§ Exercise instructions
Print, word for word, every line from the beginning of the listing up to and including the line with "(#1) at (#2,#3)". Pictures are to be excluded.

* * *

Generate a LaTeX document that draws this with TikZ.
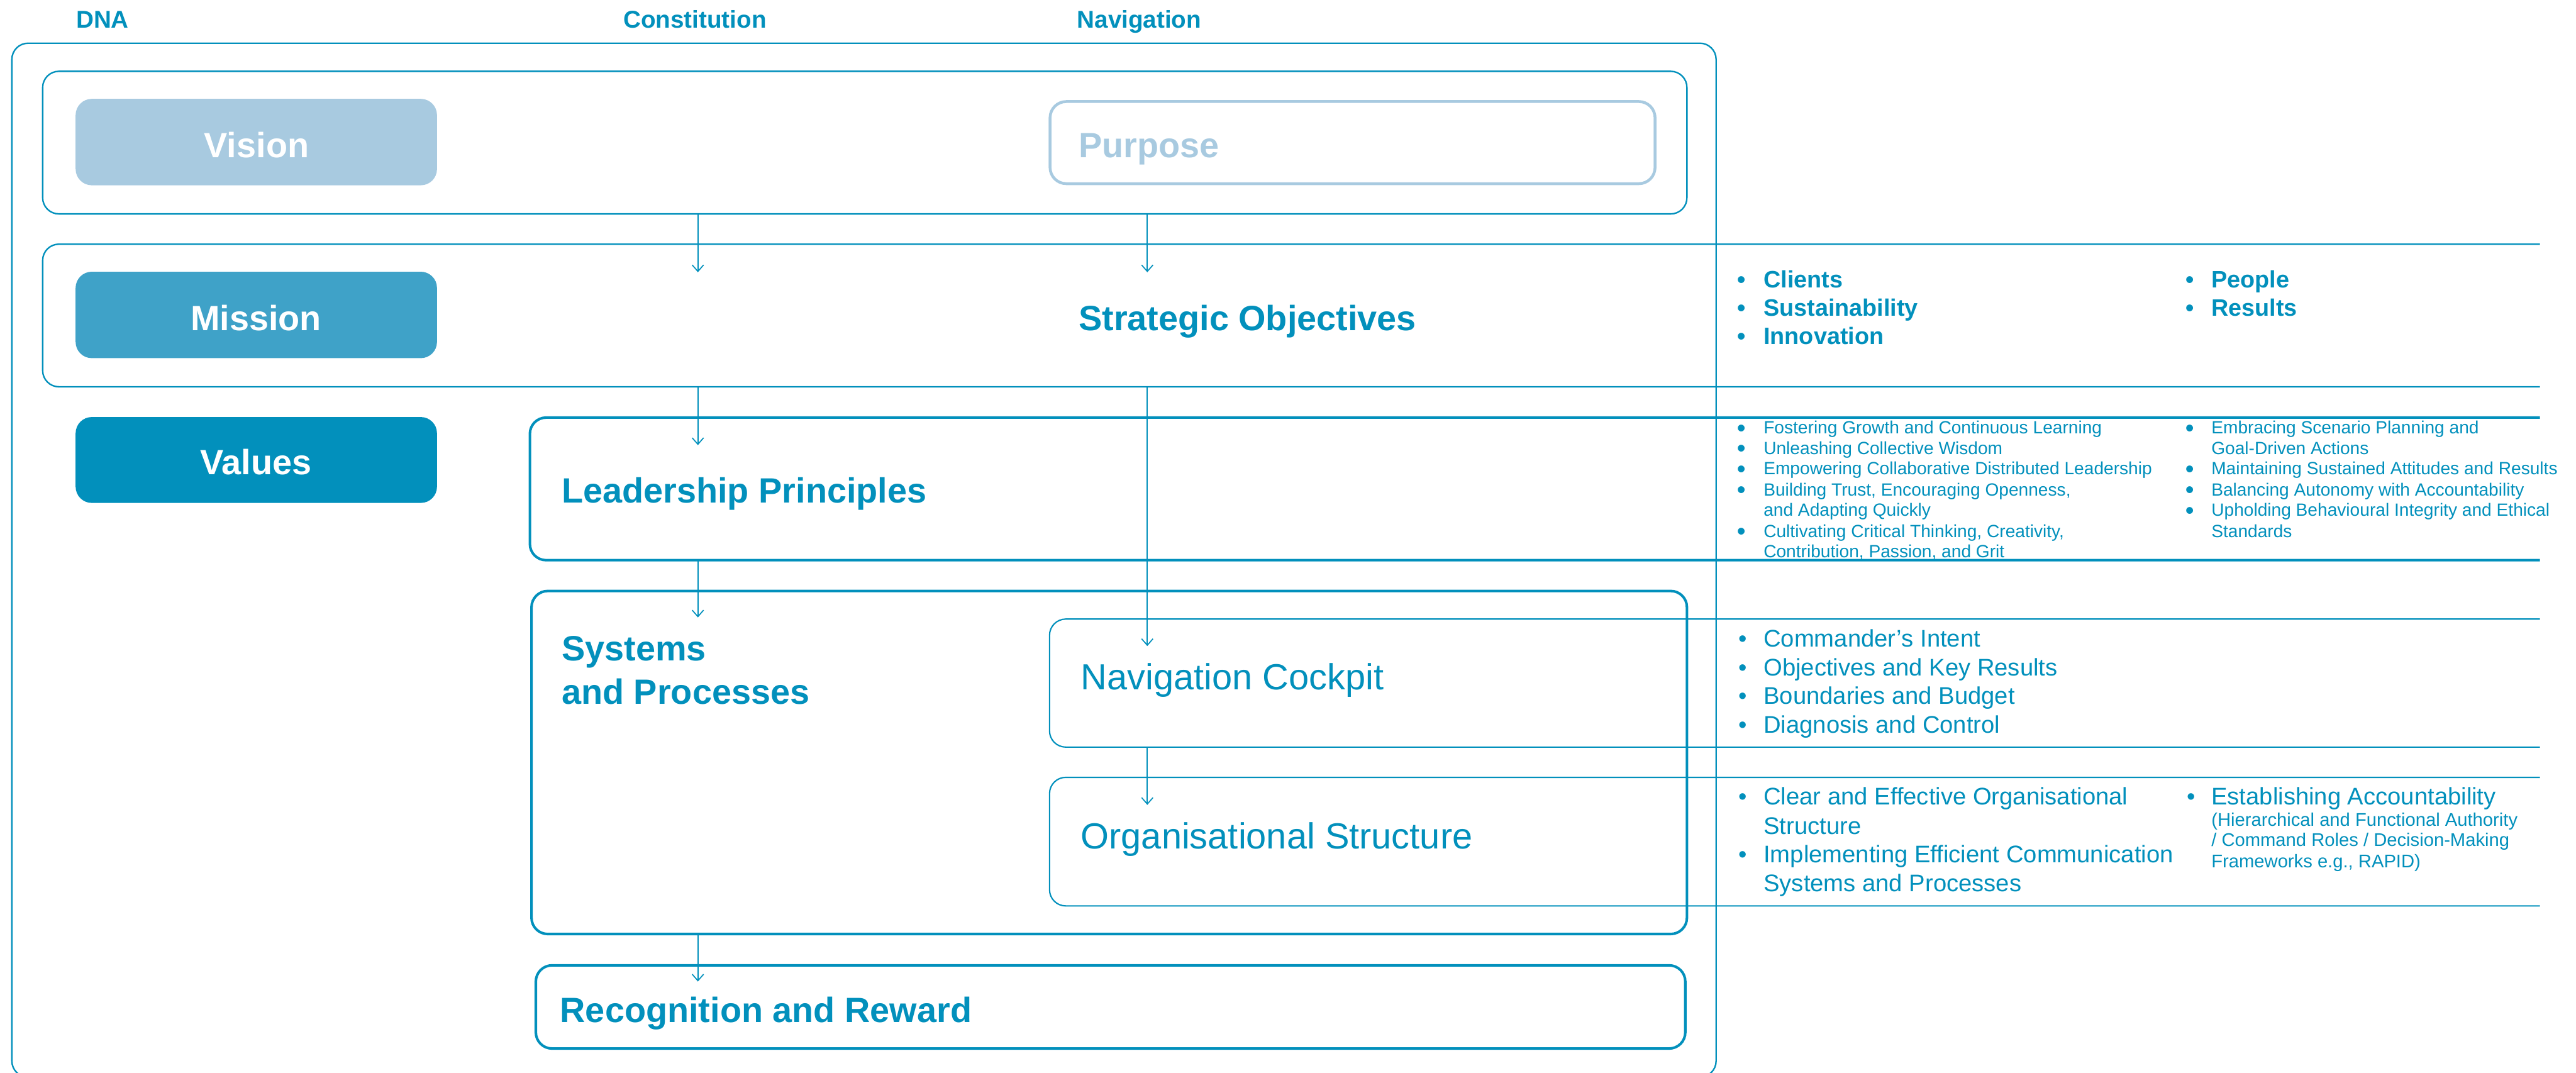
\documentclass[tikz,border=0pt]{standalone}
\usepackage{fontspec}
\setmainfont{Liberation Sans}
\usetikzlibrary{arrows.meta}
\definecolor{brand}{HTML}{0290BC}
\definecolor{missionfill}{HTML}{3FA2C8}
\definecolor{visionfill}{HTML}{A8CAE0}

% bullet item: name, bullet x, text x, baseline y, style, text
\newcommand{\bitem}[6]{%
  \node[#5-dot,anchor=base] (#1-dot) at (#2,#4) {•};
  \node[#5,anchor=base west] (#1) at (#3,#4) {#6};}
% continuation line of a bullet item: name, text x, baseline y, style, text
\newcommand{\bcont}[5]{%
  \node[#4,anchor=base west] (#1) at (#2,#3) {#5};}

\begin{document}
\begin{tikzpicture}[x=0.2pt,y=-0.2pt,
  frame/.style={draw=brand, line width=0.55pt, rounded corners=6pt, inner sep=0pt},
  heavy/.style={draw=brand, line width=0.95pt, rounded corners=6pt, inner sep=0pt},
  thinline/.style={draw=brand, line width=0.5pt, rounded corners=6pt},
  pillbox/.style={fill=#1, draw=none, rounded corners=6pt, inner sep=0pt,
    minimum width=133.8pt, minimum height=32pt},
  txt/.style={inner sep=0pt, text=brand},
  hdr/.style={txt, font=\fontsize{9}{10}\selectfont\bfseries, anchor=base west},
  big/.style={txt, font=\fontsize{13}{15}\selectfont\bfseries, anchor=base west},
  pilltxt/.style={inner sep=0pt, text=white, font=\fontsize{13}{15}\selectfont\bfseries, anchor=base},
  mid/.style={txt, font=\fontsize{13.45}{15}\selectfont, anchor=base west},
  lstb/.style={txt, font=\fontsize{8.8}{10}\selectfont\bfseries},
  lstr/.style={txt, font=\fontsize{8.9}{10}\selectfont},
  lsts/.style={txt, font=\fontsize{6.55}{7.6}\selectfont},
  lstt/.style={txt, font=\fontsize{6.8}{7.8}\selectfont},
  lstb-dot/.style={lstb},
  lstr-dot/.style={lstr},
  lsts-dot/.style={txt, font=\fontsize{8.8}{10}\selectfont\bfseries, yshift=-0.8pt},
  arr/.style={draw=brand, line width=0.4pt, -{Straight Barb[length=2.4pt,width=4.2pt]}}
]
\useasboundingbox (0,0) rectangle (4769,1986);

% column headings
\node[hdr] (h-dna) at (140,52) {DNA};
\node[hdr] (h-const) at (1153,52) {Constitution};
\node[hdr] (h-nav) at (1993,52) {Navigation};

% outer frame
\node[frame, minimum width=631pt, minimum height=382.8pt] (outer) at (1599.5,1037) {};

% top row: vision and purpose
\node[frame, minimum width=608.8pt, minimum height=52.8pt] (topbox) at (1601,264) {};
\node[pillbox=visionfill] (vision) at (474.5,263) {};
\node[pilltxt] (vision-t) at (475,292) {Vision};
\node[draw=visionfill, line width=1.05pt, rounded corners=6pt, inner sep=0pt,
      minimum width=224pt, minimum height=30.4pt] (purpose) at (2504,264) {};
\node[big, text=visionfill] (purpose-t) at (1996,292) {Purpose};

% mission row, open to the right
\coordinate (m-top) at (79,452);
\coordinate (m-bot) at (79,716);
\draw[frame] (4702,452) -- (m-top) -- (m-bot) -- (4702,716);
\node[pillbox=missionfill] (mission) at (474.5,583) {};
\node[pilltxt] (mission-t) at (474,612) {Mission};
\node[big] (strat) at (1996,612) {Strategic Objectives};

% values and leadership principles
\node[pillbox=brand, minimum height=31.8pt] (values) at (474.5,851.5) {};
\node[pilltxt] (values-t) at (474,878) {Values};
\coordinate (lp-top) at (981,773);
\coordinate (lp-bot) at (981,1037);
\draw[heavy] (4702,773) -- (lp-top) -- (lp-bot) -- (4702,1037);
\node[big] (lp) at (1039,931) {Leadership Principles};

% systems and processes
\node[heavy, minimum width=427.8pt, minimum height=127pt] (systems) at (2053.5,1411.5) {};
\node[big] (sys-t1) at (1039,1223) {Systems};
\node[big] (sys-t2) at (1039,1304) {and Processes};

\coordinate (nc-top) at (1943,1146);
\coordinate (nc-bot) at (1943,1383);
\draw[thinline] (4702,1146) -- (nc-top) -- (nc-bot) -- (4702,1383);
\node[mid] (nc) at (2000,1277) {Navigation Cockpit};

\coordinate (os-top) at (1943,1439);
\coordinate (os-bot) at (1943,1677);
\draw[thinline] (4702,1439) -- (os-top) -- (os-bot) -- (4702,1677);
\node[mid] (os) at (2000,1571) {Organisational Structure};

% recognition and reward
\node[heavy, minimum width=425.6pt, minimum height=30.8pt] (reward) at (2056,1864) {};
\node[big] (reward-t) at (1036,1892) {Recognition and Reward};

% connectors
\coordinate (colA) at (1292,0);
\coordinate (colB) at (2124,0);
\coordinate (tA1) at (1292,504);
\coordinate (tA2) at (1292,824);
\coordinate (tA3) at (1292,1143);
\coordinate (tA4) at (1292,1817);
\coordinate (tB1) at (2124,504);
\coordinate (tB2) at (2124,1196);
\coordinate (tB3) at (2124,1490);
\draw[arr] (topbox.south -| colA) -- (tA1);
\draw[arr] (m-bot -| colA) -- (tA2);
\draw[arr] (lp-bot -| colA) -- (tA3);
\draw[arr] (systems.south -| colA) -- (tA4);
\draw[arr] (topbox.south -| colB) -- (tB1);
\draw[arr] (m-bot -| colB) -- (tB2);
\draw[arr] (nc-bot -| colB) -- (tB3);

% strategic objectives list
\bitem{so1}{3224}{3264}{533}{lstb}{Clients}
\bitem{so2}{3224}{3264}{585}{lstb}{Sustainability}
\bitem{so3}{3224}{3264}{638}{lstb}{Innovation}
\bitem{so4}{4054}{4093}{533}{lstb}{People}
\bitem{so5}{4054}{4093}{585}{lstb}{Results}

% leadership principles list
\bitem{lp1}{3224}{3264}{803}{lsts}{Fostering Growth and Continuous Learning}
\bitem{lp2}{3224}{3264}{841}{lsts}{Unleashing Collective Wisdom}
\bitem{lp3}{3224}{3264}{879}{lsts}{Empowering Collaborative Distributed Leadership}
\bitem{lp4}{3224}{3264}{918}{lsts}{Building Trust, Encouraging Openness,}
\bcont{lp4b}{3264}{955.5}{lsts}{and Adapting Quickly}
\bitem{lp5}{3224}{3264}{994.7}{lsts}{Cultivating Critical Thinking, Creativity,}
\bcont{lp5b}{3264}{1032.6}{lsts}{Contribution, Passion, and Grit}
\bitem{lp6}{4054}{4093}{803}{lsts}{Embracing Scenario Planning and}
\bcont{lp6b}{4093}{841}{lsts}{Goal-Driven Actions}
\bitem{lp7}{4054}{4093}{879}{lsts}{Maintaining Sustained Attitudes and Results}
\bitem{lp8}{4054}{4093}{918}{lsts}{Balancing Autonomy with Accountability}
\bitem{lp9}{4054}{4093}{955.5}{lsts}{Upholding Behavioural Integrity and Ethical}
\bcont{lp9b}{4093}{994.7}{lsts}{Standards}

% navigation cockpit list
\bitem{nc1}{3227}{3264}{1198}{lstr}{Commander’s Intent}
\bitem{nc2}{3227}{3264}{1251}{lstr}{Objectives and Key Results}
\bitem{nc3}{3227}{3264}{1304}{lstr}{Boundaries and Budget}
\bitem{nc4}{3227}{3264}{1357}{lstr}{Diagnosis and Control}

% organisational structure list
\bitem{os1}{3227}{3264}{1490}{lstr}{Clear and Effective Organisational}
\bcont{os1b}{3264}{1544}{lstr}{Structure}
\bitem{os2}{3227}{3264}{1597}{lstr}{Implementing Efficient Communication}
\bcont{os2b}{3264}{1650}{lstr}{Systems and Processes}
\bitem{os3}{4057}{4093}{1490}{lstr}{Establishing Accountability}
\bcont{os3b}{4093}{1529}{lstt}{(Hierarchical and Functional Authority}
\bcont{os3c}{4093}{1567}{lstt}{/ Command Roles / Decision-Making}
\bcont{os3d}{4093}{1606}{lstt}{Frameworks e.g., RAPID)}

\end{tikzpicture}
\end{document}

* * *

§ Result of this task
Generate a LaTeX document that draws this with TikZ.
\documentclass[tikz,border=0pt]{standalone}
\usepackage{fontspec}
\setmainfont{Liberation Sans}
\usetikzlibrary{arrows.meta}
\definecolor{brand}{HTML}{0290BC}
\definecolor{missionfill}{HTML}{3FA2C8}
\definecolor{visionfill}{HTML}{A8CAE0}

% bullet item: name, bullet x, text x, baseline y, style, text
\newcommand{\bitem}[6]{%
  \node[#5-dot,anchor=base] (#1-dot) at (#2,#4) {•};
  \node[#5,anchor=base west] (#1) at (#3,#4) {#6};}
% continuation line of a bullet item: name, text x, baseline y, style, text
\newcommand{\bcont}[5]{%
  \node[#4,anchor=base west] (#1) at (#2,#3) {#5};}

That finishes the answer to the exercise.